Nachdem so eine Ewigkeit vergangen war, fragte 2013 ein Rezensent in der Online-Ausgabe des Spiegel überraschend:
Kennen Sie Fritz Rudolf Fries?
Es war kein Scherz. Er meinte es ernst. Er wusste, dass viele bei dieser Frage passen würden. Fries war ein Vergessener, einer, der übersehen wurde, einer, der nicht dazugehörte.
Zur Debatte stand das jüngste Buch, Last Exit to El Paso, wieder so eine Fries-Geschichte, wieder hinreißend eingefädelt und mit Pfiff erzählt, ein Meisterstück und Sprachwunder mit zwei alten Männern im Mittelpunkt, Männern »am Ende ihrer Tage«, die sich aufmachen nach Amerika und dort zu einem Wettrennen starten, der eine an der Westküste, der andere im Osten der USA. Hinten, auf dem Umschlagrücken, stand ein Satz des Kritikers Helmut Böttiger, der meinte, es sei an der Zeit, »dass der Literaturbetrieb Fritz Rudolf Fries endlich wieder den Rang zuerkennt, der ihm gebührt«.

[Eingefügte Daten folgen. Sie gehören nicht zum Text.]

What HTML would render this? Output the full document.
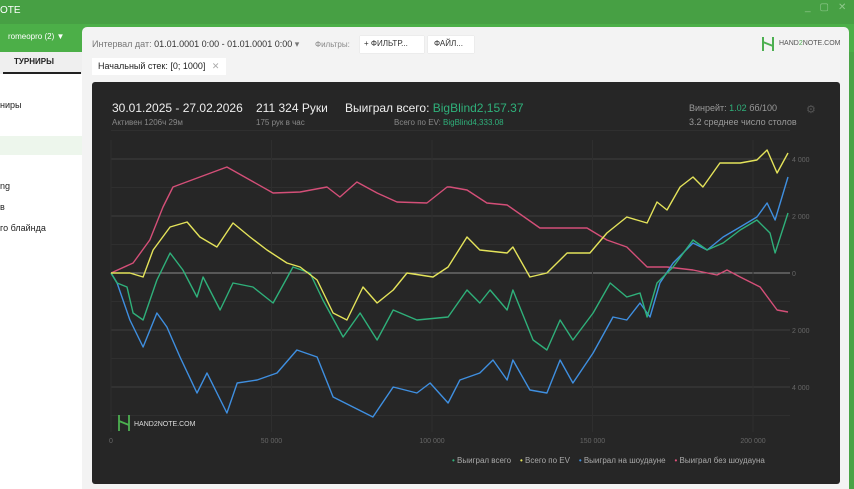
<!DOCTYPE html>
<html><head><meta charset="utf-8">
<style>
*{box-sizing:border-box;margin:0;padding:0}
body{width:854px;height:489px;overflow:hidden;background:#4aa346;font-family:"Liberation Sans","DejaVu Sans",sans-serif;position:relative}
.abs{position:absolute;white-space:nowrap}
</style></head><body>
<div class="abs" style="left:0;top:0;width:854px;height:24px;background:#47a044;"></div>
<div class="abs" style="left:0;top:5px;color:#fff;font-size:10px;">OTE</div>
<div class="abs" style="left:805px;top:2px;color:#8fc88c;font-size:10px;letter-spacing:9px">_▢✕</div>
<div class="abs" style="left:0;top:24px;width:854px;height:28px;background:#4caf48"></div>
<div class="abs" style="left:8px;top:32px;color:#fff;font-size:8px;">romeopro (2) ▼</div>
<div class="abs" style="left:0;top:52px;width:82px;height:437px;background:#fff"></div>
<div class="abs" style="left:0;top:52px;width:82px;height:22px;background:#efefef"></div>
<div class="abs" style="left:14px;top:57px;font-size:8px;font-weight:bold;color:#222">ТУРНИРЫ</div>
<div class="abs" style="left:3px;top:72px;width:78px;height:2px;background:#222"></div>
<div class="abs" style="left:0;top:100px;font-size:9px;color:#222">ниры</div>
<div class="abs" style="left:0;top:136px;width:82px;height:19px;background:#edf6ec"></div>
<div class="abs" style="left:0;top:181px;font-size:9px;color:#222">ng</div>
<div class="abs" style="left:0;top:202px;font-size:9px;color:#222">в</div>
<div class="abs" style="left:0;top:223px;font-size:9px;color:#222">го блайнда</div>

<div class="abs" style="left:82px;top:27px;width:767px;height:462px;background:#f3f3f3;border-radius:5px 5px 0 0"></div>
<div class="abs" style="left:92px;top:39px;font-size:9px;color:#777">Интервал дат: <span style="color:#333">01.01.0001 0:00 - 01.01.0001 0:00</span> ▾</div>
<div class="abs" style="left:315px;top:40px;font-size:8px;color:#888">Фильтры:</div>
<div class="abs" style="left:360px;top:36px;width:64px;height:17px;background:#fff;font-size:8px;color:#333;padding:3px 4px;box-shadow:0 0 1px #ccc">+ ФИЛЬТР...</div>
<div class="abs" style="left:428px;top:36px;width:46px;height:17px;background:#fff;font-size:8px;color:#333;padding:3px 6px;box-shadow:0 0 1px #ccc">ФАЙЛ...</div>
<svg class="abs" style="left:761px;top:36px" width="14" height="16"><path d="M2 1V15M12 1V15M2 6L12 10" stroke="#4caf50" stroke-width="2" fill="none"/></svg>
<div class="abs" style="left:779px;top:40px;font-size:7px;color:#555">HAND<span style="color:#4caf50">2</span>NOTE.COM</div>
<div class="abs" style="left:92px;top:58px;width:134px;height:17px;background:#fff;font-size:9px;color:#222;padding:3px 6px">Начальный стек: [0; 1000] <span style="color:#aaa;margin-left:4px">✕</span></div>

<div class="abs" style="left:92px;top:82px;width:748px;height:402px;background:#262626;border-radius:3px"></div>
<div class="abs" style="left:112px;top:101px;font-size:12px;color:#eee">30.01.2025 - 27.02.2026</div>
<div class="abs" style="left:112px;top:118px;font-size:8px;color:#888">Активен 1206ч 29м</div>
<div class="abs" style="left:256px;top:101px;font-size:12px;color:#eee">211 324 Руки</div>
<div class="abs" style="left:256px;top:118px;font-size:8px;color:#888">175 рук в час</div>
<div class="abs" style="left:345px;top:101px;font-size:12px;color:#eee">Выиграл всего: <span style="color:#2fb07a">BigBlind2,157.37</span></div>
<div class="abs" style="left:394px;top:118px;font-size:8px;color:#888">Всего по EV: <span style="color:#2fb07a">BigBlind4,333.08</span></div>
<div class="abs" style="left:689px;top:103px;font-size:9px;color:#999">Винрейт: <span style="color:#2fb07a">1.02</span> бб/100</div>
<div class="abs" style="left:689px;top:117px;font-size:9px;color:#999">3.2 среднее число столов</div>
<div class="abs" style="left:806px;top:103px;font-size:11px;color:#555">⚙</div>

<svg class="abs" style="left:0;top:0" width="854" height="489">
<g id="grid"></g><g id="lines"></g><g id="axes"></g>
<path d="M119 415V431M129 415V431M119 421L129 425" stroke="#4caf50" stroke-width="1.8" fill="none"/>
<text x="134" y="426" font-size="7" fill="#ddd">HAND2NOTE.COM</text>
</svg>
<div class="abs" style="left:452px;top:456px;font-size:8px;color:#aaa">
<span><span style="color:#2fb07a">•</span> Выиграл всего</span>&nbsp;&nbsp;&nbsp;
<span><span style="color:#e4e35a">•</span> Всего по EV</span>&nbsp;&nbsp;&nbsp;
<span><span style="color:#3f8fe0">•</span> Выиграл на шоудауне</span>&nbsp;&nbsp;&nbsp;
<span><span style="color:#e0507a">•</span> Выиграл без шоудауна</span>
</div>
<script>
const xTicks=[0,50000,100000,150000,200000];
const xTickLabels=["0","50 000","100 000","150 000","200 000"];
const yTicks=[4000,2000,0,-2000,-4000];
const yTickLabels=["4 000","2 000","0","2 000","4 000"];
const pinkHands=[0,6.9,12.1,16.2,19.3,27.7,36.1,43.3,50.5,58.9,67.3,71.3,76.6,82.9,89.1,98.4,104.7,105.6,110.9,117.1,123.4,133.6,142.1,148.3,154.5,160.7,167.0,173.2,181.3,188.8,191.9,196.0,202.2,207.5,210.9];
const pinkValues=[0,351,1158,2316,3018,3370,3721,3264,2808,2843,3018,2668,3194,2808,2492,2457,3018,3018,2913,2457,2387,1580,1580,1580,1158,913,211,211,105,-70,105,-140,-491,-1299,-1369];
const yellowHands=[0,5.9,10.0,13.1,18.4,23.7,27.7,33.0,38.0,43.3,48.6,54.8,58.9,64.2,69.2,73.5,78.5,82.9,87.9,92.2,100.3,105.0,110.9,114.9,123.4,125.2,130.5,135.8,142.1,149.2,154.5,160.7,167.0,170.1,173.2,177.3,181.3,184.4,189.7,196.0,201.2,204.4,207.5,210.9];
const yellowValues=[0,0,-140,807,1615,1790,1264,913,1755,1264,807,351,211,-246,-1404,-1650,-491,-1053,-597,0,-140,211,1264,807,702,913,-140,0,702,702,1404,1966,1755,2492,2211,3018,3370,3018,3861,3861,3966,4317,3510,4212];
const greenHands=[0,1.9,5.0,6.9,10.0,14.3,18.4,22.4,26.8,28.7,34.0,38.0,44.2,50.5,56.7,62.0,66.0,72.3,77.6,82.9,87.9,95.3,105.0,110.9,114.9,118.1,123.4,125.2,131.5,135.8,139.9,143.9,150.2,155.5,160.7,164.8,167.0,170.1,175.1,181.3,185.7,190.7,196.0,201.2,205.3,206.9,210.9];
const greenValues=[0,-351,-491,-1404,-1650,-246,702,105,-843,-140,-1299,-351,-491,-1053,211,0,-948,-2246,-1404,-2352,-1299,-1650,-1544,-597,-1053,-597,-1299,-597,-2352,-2703,-1650,-2352,-1404,-351,-843,-702,-1544,-351,211,1158,807,1053,1509,1860,1404,702,2106];
const blueHands=[0,1.9,5.9,10.0,14.3,17.4,21.5,26.8,29.9,36.1,39.3,45.5,51.7,57.9,64.2,69.2,75.4,81.6,87.9,95.3,99.4,105.0,108.7,114.9,119.0,123.4,125.2,130.5,135.8,139.9,143.9,150.2,156.4,160.7,164.8,167.9,171.0,175.1,181.3,185.7,190.7,196.0,201.2,204.4,206.9,210.9];
const blueValues=[0,-351,-1650,-2597,-1404,-1895,-2948,-4212,-3510,-4914,-3861,-3756,-3510,-2703,-2948,-4352,-4703,-5054,-4001,-4212,-3861,-4563,-3756,-3510,-3054,-3756,-3054,-4107,-4212,-3054,-3861,-2808,-1544,-1650,-1053,-1544,-351,351,1053,807,1264,1615,1966,2457,1860,3370];

const NS='http://www.w3.org/2000/svg';
function xs(h){return 111+h*642/200000;}
function ys(v){return 273-v*57/2000;}
const grid=document.getElementById('grid'),lines=document.getElementById('lines'),axes=document.getElementById('axes');
function mk(tag,attrs,parent){const e=document.createElementNS(NS,tag);for(const k in attrs)e.setAttribute(k,attrs[k]);parent.appendChild(e);return e;}
for(let v=5000;v>=-5000;v-=1000){
  const l=mk('line',{x1:111,x2:790,y1:ys(v),y2:ys(v),stroke:v===0?'#8a8a8a':(v%2000===0?'#3e3e3e':'#2f2f2f'),'stroke-width':1},grid);
  
  
}
xTicks.forEach((t,i)=>{
  const l=mk('line',{x1:xs(t),x2:xs(t),y1:140,y2:432,stroke:'#2e2e2e'},grid);
  
  
  const tx=mk('text',{x:xs(t),y:443,'font-size':7,fill:'#666','text-anchor':'middle'},axes);
  tx.textContent=xTickLabels[i];
  
  
});
yTicks.forEach((t,i)=>{
  const tx=mk('text',{x:792,y:ys(t)+3,'font-size':7,fill:'#666'},axes);
  tx.textContent=yTickLabels[i];
  
  
});
function series(hands,vals,color,name){
  const d=hands.map((h,i)=>(i?'L':'M')+xs(h*1000).toFixed(1)+' '+ys(vals[i]).toFixed(1)).join(' ');
  const p=mk('path',{d:d,fill:'none',stroke:color,'stroke-width':1.4,'stroke-linejoin':'round'},lines);
  
  
}
series(pinkHands,pinkValues,'#d44f78','line-won-without-showdown');
series(blueHands,blueValues,'#3f8fe0','line-won-at-showdown');
series(greenHands,greenValues,'#2fb07a','line-won-total');
series(yellowHands,yellowValues,'#e4e35a','line-total-ev');
</script>
</body></html>
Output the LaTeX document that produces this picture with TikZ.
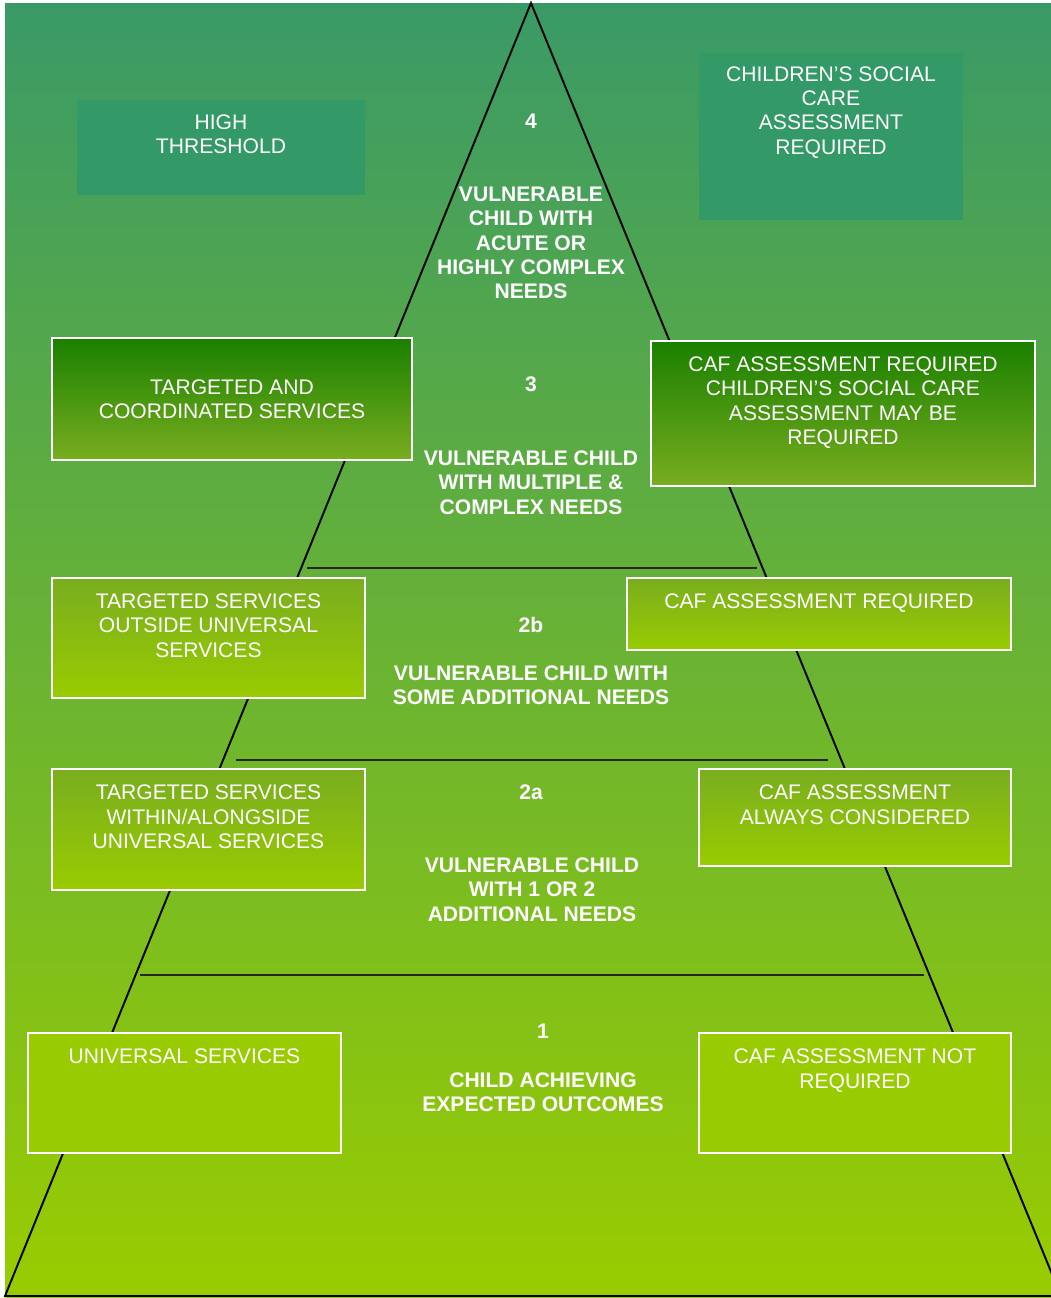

Fries saß derweil in seinem Haus und machte sich wie stets seinen Reim auf die Welt. Er war schon lange sehr krank, die Stimme am Telefon schwach und brüchig, der Bewegungsapparat gehorchte nicht mehr, der Kopf aber noch immer voller Sottisen, Bilder und Geschichten, wirklichen und unwirklichen. Er las, er tippte auf seinem Laptop, fütterte ihn mit Einfällen und Ideen, er wartete darauf, dass die lesende Welt da draußen irgendwann begreifen würde, was sie an ihm hatte. Was er ihr für grandiose, pfiffige, wunderbare Geschichten schenkte. Geschichten, in denen unsere Zeit eingefangen ist, die schöne, unbegreifliche, verrückte Zeit, der Osten, der Westen, mal mit, mal ohne Mauer.
Jetzt ist Fritz Rudolf Fries, nach dem Erfolg des letzten Romans hoffentlich ein bisschen versöhnt, im Alter von 79 Jahren gestorben.